%%
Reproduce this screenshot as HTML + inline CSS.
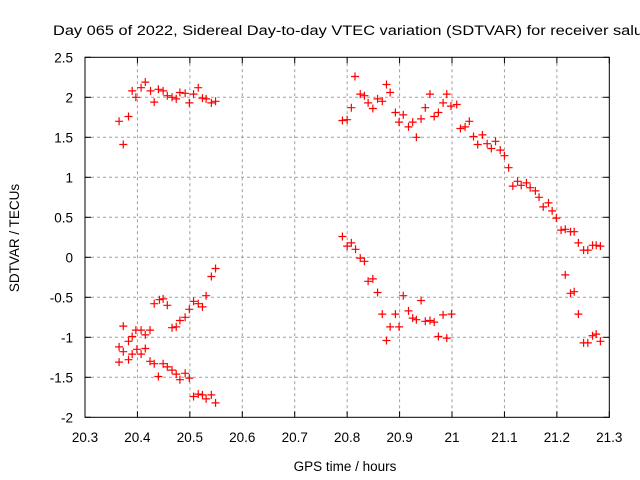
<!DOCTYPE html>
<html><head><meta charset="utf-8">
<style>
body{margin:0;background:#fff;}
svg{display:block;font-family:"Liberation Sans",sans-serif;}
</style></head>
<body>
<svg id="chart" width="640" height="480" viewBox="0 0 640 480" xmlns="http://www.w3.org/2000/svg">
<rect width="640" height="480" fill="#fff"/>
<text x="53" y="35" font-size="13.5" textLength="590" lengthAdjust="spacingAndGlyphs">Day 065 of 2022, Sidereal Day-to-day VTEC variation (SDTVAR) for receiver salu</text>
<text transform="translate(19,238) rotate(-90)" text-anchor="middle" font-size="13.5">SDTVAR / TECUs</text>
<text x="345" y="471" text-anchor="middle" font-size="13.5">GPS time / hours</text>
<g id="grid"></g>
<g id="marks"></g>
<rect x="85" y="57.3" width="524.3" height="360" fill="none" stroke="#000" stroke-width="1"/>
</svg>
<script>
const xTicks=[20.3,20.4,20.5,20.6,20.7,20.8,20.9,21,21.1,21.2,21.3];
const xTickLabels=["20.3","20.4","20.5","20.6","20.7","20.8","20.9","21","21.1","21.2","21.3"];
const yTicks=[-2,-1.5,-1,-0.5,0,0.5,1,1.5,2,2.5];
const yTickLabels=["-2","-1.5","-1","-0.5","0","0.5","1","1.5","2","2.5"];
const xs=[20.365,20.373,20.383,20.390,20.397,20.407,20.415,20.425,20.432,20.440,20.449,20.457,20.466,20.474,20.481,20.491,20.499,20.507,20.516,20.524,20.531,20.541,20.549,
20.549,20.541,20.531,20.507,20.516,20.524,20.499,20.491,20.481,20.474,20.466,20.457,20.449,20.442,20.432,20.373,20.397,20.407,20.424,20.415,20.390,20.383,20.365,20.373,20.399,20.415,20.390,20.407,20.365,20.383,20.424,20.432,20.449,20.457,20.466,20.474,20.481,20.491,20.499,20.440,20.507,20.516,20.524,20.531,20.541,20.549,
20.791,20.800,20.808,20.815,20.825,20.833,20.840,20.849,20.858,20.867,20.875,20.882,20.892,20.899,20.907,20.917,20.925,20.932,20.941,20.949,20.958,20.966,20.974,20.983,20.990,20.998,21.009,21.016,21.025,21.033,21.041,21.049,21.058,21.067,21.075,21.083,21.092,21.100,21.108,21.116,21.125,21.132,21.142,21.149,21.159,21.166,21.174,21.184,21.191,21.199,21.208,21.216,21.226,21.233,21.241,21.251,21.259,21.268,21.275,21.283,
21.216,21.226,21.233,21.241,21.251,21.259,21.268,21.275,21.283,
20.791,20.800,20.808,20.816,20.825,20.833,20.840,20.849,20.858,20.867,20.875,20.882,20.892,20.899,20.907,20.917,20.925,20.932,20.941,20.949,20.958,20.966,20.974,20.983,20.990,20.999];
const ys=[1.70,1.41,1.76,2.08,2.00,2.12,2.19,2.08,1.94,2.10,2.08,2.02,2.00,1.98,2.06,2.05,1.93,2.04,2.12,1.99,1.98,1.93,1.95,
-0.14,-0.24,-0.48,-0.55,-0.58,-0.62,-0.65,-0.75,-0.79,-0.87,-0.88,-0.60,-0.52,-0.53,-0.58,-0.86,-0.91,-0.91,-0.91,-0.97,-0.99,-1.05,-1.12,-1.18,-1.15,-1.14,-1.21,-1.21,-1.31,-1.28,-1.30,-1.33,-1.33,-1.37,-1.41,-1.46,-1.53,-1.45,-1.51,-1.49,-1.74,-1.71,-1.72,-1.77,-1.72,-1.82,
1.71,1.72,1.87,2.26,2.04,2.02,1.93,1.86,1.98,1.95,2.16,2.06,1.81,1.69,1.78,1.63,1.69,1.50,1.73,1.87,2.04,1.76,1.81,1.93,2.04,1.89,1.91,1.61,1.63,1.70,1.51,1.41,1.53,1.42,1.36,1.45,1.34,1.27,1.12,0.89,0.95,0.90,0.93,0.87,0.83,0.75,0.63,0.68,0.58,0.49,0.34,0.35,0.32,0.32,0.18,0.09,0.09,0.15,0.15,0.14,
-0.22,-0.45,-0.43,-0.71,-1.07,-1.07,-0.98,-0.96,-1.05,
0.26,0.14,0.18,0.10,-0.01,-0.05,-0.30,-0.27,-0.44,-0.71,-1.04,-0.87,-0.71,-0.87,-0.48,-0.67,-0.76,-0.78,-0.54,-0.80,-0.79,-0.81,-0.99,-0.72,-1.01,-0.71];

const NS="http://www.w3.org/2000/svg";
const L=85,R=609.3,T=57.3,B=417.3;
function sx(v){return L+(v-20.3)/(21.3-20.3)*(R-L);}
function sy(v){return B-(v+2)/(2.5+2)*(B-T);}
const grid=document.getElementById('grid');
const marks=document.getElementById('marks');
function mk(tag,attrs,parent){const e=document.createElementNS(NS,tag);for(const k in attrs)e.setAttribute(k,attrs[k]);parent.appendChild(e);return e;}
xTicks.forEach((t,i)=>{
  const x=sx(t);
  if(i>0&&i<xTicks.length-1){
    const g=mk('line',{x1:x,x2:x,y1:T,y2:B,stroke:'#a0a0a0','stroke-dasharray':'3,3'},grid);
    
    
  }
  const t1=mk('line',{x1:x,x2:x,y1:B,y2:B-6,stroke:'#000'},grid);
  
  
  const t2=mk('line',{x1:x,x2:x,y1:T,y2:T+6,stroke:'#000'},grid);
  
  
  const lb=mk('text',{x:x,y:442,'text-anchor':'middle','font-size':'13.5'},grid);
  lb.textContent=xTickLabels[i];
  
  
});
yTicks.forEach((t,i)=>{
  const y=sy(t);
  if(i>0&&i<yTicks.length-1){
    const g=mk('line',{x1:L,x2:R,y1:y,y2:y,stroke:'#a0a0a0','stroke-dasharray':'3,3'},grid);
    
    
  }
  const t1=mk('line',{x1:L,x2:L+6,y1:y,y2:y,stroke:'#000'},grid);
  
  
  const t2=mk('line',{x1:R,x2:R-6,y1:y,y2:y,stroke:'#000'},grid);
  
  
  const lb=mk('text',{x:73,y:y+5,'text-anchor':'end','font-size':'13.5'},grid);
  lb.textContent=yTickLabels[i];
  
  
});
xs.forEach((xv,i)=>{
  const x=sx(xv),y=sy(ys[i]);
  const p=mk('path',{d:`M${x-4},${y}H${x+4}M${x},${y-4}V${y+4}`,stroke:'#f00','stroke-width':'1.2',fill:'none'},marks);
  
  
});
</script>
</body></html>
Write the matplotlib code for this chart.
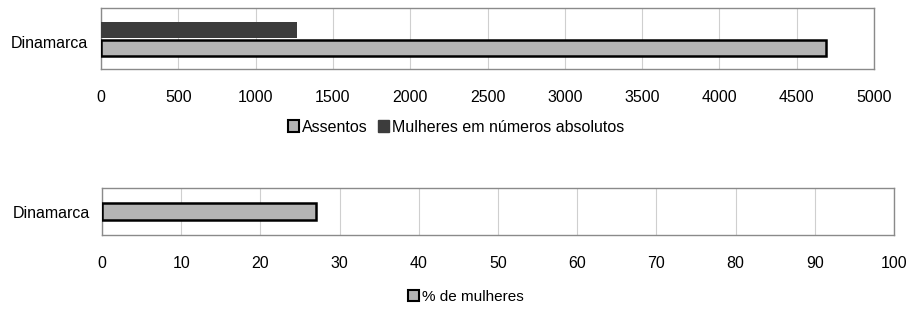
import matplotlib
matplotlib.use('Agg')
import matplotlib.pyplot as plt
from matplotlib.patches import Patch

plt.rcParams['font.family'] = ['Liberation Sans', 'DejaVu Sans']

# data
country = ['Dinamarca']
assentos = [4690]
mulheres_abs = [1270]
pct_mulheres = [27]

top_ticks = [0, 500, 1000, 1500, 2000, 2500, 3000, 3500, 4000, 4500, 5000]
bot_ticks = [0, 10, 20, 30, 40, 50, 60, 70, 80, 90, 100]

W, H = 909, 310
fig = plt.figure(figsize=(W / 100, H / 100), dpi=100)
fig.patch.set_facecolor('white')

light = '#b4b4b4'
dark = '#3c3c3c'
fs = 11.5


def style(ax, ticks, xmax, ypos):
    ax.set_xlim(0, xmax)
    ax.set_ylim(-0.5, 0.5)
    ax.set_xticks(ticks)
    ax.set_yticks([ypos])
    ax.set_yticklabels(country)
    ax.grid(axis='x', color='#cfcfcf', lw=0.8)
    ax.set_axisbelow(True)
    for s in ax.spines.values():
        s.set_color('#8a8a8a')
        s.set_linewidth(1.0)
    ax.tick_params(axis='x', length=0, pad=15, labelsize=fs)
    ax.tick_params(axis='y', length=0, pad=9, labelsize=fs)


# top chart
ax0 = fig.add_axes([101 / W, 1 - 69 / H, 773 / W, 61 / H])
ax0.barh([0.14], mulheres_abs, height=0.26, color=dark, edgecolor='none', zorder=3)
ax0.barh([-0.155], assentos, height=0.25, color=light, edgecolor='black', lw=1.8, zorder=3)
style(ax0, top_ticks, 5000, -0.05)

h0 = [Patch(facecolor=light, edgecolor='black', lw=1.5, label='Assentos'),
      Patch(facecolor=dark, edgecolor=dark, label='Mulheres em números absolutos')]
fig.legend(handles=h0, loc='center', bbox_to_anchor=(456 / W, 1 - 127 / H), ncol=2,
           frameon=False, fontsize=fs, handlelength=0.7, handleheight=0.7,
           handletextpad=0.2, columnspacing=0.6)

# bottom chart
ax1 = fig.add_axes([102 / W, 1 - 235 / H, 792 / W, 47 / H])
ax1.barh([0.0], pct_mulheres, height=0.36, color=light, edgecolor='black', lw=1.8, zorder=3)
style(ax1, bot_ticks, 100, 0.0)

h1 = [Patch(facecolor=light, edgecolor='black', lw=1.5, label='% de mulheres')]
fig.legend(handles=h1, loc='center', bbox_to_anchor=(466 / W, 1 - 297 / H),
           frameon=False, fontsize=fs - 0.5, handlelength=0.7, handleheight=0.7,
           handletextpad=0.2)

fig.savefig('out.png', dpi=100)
%%
= Task to complete =
Print the line above containing "Write the matplotlib code for this chart.", the line containing "style(ax1, bot_ticks, 100, 0.0)", and everything between them, exactly as written. Pictures stay out.

= Exercise answer =
Write the matplotlib code for this chart.
import matplotlib
matplotlib.use('Agg')
import matplotlib.pyplot as plt
from matplotlib.patches import Patch

plt.rcParams['font.family'] = ['Liberation Sans', 'DejaVu Sans']

# data
country = ['Dinamarca']
assentos = [4690]
mulheres_abs = [1270]
pct_mulheres = [27]

top_ticks = [0, 500, 1000, 1500, 2000, 2500, 3000, 3500, 4000, 4500, 5000]
bot_ticks = [0, 10, 20, 30, 40, 50, 60, 70, 80, 90, 100]

W, H = 909, 310
fig = plt.figure(figsize=(W / 100, H / 100), dpi=100)
fig.patch.set_facecolor('white')

light = '#b4b4b4'
dark = '#3c3c3c'
fs = 11.5


def style(ax, ticks, xmax, ypos):
    ax.set_xlim(0, xmax)
    ax.set_ylim(-0.5, 0.5)
    ax.set_xticks(ticks)
    ax.set_yticks([ypos])
    ax.set_yticklabels(country)
    ax.grid(axis='x', color='#cfcfcf', lw=0.8)
    ax.set_axisbelow(True)
    for s in ax.spines.values():
        s.set_color('#8a8a8a')
        s.set_linewidth(1.0)
    ax.tick_params(axis='x', length=0, pad=15, labelsize=fs)
    ax.tick_params(axis='y', length=0, pad=9, labelsize=fs)


# top chart
ax0 = fig.add_axes([101 / W, 1 - 69 / H, 773 / W, 61 / H])
ax0.barh([0.14], mulheres_abs, height=0.26, color=dark, edgecolor='none', zorder=3)
ax0.barh([-0.155], assentos, height=0.25, color=light, edgecolor='black', lw=1.8, zorder=3)
style(ax0, top_ticks, 5000, -0.05)

h0 = [Patch(facecolor=light, edgecolor='black', lw=1.5, label='Assentos'),
      Patch(facecolor=dark, edgecolor=dark, label='Mulheres em números absolutos')]
fig.legend(handles=h0, loc='center', bbox_to_anchor=(456 / W, 1 - 127 / H), ncol=2,
           frameon=False, fontsize=fs, handlelength=0.7, handleheight=0.7,
           handletextpad=0.2, columnspacing=0.6)

# bottom chart
ax1 = fig.add_axes([102 / W, 1 - 235 / H, 792 / W, 47 / H])
ax1.barh([0.0], pct_mulheres, height=0.36, color=light, edgecolor='black', lw=1.8, zorder=3)
style(ax1, bot_ticks, 100, 0.0)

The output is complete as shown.